Directive: Look for the string "chart" in the lines and copy each line that has it.

Provided records:
☆ ☆ ☆ ☆ ☆

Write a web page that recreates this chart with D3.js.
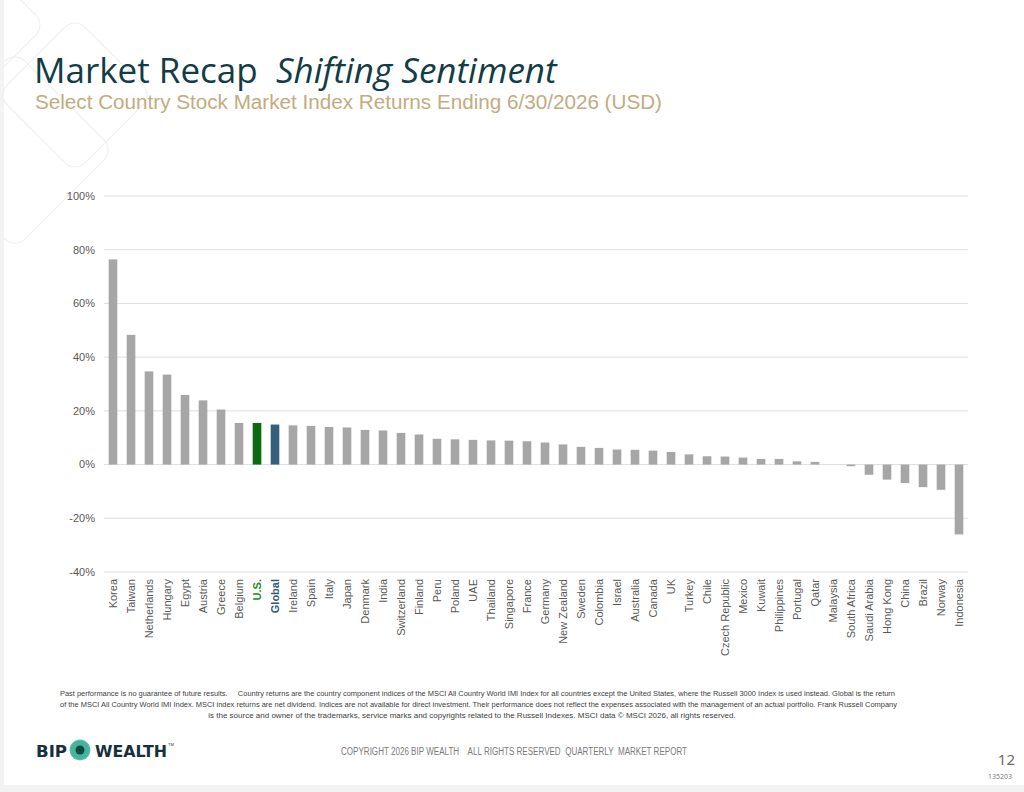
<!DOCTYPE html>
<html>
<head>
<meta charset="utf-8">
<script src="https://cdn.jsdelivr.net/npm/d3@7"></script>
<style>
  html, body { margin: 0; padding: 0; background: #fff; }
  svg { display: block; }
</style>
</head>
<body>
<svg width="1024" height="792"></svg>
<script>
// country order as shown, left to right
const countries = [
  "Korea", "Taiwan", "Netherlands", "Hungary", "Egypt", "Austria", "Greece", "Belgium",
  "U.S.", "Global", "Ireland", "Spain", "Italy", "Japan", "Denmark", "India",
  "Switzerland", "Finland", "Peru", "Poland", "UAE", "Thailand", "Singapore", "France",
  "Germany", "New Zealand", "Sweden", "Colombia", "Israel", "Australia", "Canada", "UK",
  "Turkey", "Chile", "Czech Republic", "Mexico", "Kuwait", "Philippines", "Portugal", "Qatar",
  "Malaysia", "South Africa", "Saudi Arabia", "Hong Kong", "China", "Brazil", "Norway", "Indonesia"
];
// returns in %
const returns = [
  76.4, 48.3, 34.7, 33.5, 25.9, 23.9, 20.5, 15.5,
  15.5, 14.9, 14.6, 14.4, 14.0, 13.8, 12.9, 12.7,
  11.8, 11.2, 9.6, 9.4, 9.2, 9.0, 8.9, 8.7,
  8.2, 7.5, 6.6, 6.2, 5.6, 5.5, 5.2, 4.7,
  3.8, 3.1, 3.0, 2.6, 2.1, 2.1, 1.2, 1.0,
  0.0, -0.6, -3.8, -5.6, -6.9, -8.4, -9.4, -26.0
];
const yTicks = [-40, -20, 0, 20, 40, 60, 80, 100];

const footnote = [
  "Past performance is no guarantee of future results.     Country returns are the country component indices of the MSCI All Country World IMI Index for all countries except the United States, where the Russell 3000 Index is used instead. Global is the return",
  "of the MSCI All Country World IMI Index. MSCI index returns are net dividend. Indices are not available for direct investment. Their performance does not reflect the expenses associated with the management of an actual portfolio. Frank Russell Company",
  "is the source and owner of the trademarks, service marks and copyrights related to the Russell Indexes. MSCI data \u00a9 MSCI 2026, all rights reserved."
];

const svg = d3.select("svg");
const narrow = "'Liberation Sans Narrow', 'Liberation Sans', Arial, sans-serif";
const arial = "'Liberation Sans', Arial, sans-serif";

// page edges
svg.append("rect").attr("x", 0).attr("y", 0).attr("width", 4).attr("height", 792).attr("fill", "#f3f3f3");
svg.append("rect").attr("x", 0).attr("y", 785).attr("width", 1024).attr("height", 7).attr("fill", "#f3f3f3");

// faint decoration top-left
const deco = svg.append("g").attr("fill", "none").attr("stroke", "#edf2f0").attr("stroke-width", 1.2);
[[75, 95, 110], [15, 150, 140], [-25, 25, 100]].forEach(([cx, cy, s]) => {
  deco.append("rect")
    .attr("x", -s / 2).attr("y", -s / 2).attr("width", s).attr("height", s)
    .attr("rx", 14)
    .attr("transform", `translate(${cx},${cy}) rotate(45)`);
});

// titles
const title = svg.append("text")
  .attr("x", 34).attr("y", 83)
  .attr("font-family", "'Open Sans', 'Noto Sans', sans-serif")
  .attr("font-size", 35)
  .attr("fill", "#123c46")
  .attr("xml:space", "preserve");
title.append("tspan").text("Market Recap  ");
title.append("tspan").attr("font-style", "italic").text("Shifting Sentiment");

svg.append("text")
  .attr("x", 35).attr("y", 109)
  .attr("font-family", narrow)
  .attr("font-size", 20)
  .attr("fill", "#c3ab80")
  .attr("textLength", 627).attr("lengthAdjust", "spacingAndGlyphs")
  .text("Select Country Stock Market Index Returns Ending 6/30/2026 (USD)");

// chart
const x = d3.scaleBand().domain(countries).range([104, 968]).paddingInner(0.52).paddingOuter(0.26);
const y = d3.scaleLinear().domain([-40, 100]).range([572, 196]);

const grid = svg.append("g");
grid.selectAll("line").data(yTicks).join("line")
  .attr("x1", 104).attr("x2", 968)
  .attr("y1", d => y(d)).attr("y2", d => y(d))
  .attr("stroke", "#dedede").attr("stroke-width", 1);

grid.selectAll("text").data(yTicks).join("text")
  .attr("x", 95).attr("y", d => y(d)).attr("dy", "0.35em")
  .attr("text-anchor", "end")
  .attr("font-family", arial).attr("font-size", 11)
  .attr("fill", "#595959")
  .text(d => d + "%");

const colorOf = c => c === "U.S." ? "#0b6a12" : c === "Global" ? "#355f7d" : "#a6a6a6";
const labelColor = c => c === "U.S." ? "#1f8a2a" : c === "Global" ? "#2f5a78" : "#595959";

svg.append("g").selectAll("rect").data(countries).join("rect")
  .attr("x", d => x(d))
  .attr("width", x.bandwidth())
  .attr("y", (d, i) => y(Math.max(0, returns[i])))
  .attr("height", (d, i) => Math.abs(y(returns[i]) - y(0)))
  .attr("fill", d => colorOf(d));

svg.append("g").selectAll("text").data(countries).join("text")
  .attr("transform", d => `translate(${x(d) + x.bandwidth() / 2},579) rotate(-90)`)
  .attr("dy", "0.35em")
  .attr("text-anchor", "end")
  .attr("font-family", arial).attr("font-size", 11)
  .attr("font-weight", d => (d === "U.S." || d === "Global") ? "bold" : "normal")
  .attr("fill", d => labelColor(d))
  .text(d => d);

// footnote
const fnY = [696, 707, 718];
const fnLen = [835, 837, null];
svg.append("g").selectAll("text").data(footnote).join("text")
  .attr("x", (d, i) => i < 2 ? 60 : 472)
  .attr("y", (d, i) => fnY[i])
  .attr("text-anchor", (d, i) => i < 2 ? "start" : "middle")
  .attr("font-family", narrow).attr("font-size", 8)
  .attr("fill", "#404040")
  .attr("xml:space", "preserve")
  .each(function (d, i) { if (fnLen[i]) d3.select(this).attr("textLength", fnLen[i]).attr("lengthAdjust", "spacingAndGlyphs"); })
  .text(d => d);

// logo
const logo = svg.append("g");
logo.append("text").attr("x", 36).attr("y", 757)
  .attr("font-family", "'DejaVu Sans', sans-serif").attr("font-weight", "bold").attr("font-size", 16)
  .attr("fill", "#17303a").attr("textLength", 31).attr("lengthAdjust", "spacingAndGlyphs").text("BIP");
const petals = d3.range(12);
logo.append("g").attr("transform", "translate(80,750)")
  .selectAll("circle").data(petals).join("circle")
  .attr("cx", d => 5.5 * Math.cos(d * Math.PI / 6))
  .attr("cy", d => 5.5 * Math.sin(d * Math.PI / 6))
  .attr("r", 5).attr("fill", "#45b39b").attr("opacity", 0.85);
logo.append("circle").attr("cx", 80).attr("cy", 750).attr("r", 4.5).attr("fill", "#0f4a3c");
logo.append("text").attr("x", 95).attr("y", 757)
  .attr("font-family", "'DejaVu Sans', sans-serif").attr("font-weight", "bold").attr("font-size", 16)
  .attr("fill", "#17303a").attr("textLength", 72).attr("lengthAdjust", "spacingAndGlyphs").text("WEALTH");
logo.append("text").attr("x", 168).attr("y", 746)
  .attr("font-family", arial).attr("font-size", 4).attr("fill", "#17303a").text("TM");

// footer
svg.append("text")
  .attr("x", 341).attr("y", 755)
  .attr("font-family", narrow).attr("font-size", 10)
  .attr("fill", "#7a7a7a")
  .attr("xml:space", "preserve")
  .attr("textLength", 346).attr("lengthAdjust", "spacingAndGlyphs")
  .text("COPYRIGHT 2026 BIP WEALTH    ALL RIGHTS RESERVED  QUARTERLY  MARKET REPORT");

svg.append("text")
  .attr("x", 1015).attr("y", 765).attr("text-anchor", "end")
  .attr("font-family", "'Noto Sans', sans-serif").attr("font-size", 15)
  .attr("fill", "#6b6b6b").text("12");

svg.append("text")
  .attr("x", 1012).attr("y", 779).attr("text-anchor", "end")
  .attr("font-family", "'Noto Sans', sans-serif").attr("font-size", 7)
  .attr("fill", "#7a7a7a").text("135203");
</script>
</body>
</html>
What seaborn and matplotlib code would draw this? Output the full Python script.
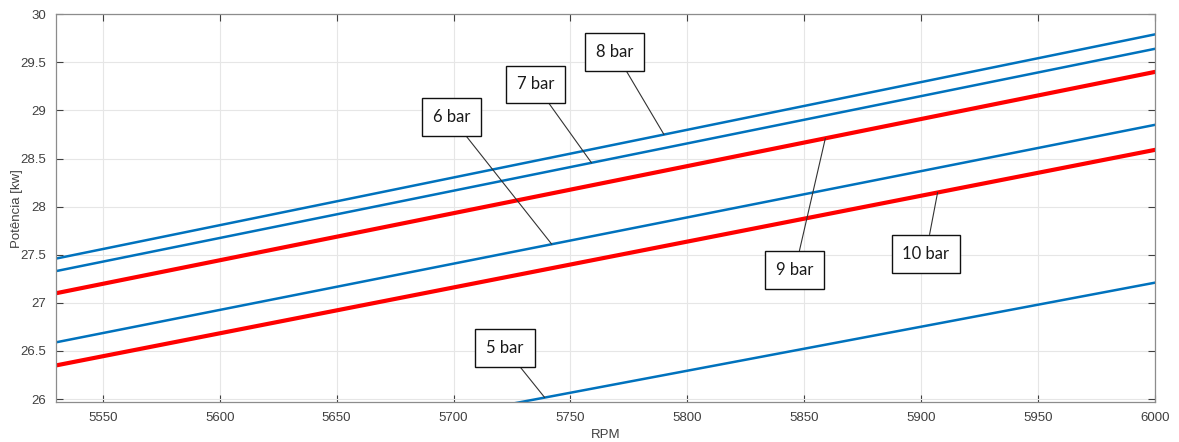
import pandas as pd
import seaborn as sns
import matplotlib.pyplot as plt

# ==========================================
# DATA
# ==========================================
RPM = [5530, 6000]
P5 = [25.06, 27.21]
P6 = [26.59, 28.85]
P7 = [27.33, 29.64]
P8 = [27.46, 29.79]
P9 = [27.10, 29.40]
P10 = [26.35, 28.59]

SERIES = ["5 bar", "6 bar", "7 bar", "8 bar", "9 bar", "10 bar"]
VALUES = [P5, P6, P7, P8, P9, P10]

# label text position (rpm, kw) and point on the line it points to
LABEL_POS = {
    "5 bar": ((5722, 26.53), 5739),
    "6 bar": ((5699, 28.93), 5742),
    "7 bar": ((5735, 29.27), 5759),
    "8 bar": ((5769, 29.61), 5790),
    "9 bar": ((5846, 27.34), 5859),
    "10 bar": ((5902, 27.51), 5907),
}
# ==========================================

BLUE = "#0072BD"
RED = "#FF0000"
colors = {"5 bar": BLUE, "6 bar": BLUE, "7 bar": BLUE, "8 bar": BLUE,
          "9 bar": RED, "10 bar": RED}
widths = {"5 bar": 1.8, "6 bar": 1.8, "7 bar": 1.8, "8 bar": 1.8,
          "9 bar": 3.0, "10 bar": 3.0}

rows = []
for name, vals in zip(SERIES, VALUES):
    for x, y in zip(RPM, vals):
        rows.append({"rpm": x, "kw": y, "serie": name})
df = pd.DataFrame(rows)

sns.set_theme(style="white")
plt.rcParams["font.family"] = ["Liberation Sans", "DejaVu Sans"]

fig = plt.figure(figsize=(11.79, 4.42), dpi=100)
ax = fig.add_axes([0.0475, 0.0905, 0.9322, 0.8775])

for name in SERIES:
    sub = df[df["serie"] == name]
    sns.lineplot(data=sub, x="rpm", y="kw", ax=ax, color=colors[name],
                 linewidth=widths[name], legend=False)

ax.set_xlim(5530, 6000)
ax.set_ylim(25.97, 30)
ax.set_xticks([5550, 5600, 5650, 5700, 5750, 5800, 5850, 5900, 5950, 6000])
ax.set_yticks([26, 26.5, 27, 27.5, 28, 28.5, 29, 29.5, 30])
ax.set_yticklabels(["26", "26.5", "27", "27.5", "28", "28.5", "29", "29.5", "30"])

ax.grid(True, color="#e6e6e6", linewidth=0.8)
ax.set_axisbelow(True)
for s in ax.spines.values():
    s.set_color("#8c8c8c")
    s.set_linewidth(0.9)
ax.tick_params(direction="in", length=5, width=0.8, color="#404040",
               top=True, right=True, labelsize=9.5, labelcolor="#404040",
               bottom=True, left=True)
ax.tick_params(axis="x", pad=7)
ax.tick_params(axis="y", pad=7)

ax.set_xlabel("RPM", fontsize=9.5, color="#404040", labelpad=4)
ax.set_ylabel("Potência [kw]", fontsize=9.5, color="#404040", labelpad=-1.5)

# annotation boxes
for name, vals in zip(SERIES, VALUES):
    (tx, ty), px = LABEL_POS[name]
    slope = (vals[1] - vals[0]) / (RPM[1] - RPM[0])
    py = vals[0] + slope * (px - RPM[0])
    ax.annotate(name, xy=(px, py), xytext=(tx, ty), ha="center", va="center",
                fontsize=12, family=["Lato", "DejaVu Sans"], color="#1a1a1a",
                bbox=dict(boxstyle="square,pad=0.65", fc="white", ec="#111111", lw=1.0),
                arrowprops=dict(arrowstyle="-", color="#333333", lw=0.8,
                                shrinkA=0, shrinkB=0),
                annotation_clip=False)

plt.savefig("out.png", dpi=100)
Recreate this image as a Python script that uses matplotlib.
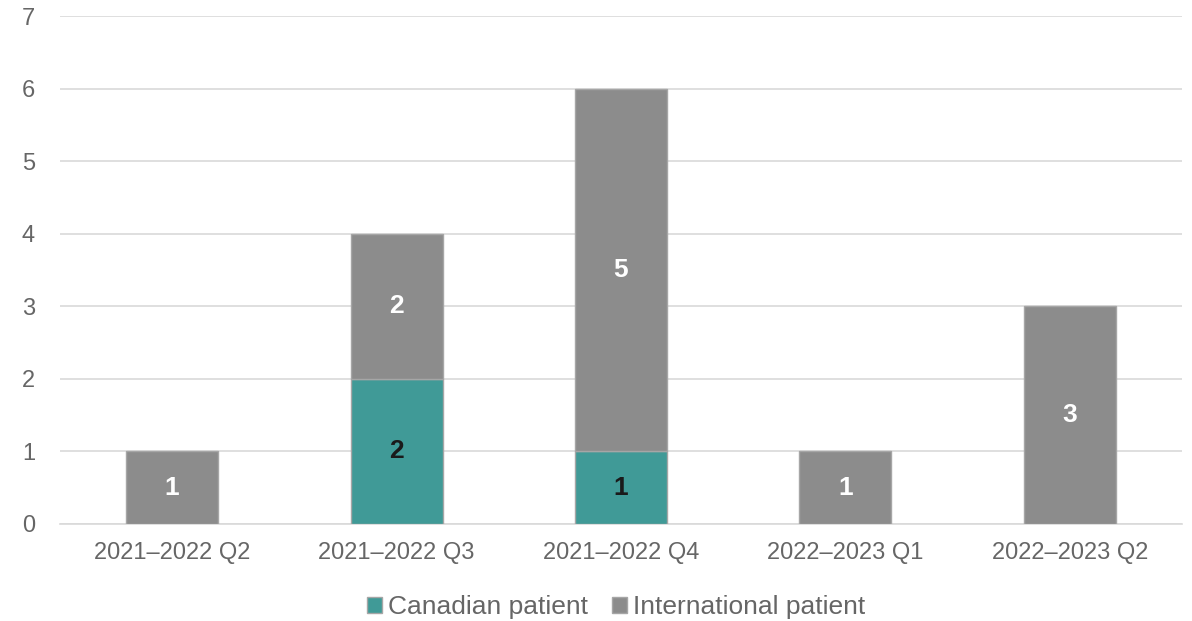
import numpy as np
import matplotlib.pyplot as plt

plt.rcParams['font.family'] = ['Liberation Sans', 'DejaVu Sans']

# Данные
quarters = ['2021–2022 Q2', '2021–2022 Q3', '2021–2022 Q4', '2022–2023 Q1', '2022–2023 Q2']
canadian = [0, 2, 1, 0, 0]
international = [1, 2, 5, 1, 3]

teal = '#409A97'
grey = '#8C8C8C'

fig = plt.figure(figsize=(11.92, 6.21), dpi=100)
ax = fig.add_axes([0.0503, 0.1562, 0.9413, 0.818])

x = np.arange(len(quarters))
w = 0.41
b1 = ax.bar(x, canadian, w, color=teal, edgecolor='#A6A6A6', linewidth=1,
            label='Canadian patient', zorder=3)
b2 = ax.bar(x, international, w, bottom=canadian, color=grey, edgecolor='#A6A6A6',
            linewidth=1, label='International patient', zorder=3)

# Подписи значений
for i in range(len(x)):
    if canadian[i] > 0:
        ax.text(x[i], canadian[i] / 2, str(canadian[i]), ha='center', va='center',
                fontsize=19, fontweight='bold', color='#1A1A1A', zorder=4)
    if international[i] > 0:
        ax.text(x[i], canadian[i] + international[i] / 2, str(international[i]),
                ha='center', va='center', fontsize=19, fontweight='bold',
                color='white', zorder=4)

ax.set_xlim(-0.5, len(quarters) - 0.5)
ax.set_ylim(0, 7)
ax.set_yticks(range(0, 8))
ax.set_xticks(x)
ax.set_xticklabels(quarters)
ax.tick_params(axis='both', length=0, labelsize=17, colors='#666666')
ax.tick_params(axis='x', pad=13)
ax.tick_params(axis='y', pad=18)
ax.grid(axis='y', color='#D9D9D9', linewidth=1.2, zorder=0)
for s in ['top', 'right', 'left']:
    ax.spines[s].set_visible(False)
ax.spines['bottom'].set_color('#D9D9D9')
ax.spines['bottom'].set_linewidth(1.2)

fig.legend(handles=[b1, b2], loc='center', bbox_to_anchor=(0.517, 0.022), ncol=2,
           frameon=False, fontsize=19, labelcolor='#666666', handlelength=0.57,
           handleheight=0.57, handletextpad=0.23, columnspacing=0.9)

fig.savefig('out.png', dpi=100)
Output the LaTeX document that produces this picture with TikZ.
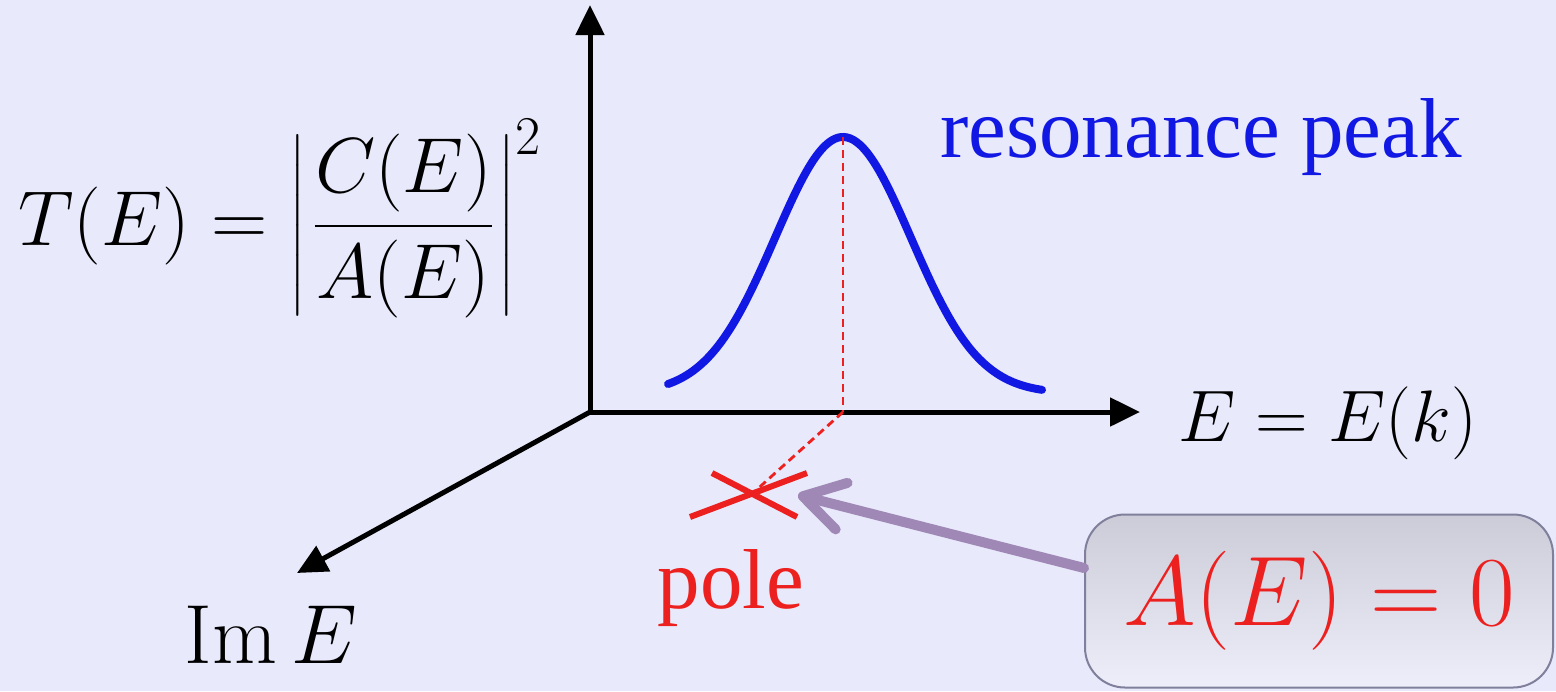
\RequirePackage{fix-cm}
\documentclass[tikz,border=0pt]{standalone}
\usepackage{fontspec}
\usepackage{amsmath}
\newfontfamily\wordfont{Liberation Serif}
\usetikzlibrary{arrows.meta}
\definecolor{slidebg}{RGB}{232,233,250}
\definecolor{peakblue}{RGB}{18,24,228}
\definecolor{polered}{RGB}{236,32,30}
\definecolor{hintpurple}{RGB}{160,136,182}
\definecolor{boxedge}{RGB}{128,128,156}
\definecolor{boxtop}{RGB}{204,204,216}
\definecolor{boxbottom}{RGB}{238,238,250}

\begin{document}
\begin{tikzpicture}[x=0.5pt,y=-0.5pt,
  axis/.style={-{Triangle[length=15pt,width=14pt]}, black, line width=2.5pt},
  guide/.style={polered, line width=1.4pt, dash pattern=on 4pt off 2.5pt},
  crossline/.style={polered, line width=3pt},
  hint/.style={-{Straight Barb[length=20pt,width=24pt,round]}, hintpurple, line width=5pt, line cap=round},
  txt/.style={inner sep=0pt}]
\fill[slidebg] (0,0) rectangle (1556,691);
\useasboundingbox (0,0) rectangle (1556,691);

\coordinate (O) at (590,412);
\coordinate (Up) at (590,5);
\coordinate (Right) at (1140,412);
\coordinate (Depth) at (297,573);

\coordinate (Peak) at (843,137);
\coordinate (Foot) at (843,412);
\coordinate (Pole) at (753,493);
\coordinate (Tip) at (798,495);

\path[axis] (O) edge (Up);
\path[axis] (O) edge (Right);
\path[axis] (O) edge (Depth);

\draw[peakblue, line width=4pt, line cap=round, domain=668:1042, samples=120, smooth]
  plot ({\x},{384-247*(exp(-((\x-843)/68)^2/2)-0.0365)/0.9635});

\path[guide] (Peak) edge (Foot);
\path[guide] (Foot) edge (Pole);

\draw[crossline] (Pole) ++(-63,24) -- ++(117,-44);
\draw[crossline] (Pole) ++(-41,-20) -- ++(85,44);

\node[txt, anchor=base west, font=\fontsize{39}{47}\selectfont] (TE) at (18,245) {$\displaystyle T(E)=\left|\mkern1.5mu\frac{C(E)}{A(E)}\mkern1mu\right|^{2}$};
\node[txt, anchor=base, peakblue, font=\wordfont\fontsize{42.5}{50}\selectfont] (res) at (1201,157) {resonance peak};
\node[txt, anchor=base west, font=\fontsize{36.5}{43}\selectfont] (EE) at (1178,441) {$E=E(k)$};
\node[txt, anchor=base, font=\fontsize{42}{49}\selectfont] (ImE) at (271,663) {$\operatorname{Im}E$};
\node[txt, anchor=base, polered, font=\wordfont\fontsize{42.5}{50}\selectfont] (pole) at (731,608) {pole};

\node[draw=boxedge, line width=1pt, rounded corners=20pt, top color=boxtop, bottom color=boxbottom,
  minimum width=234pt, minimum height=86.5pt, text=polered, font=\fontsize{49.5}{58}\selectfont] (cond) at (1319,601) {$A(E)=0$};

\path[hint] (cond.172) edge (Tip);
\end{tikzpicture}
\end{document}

☆ ☆ ☆ ☆ ☆

Output of the task:
Write a web page that recreates this chart with D3.js.
// chart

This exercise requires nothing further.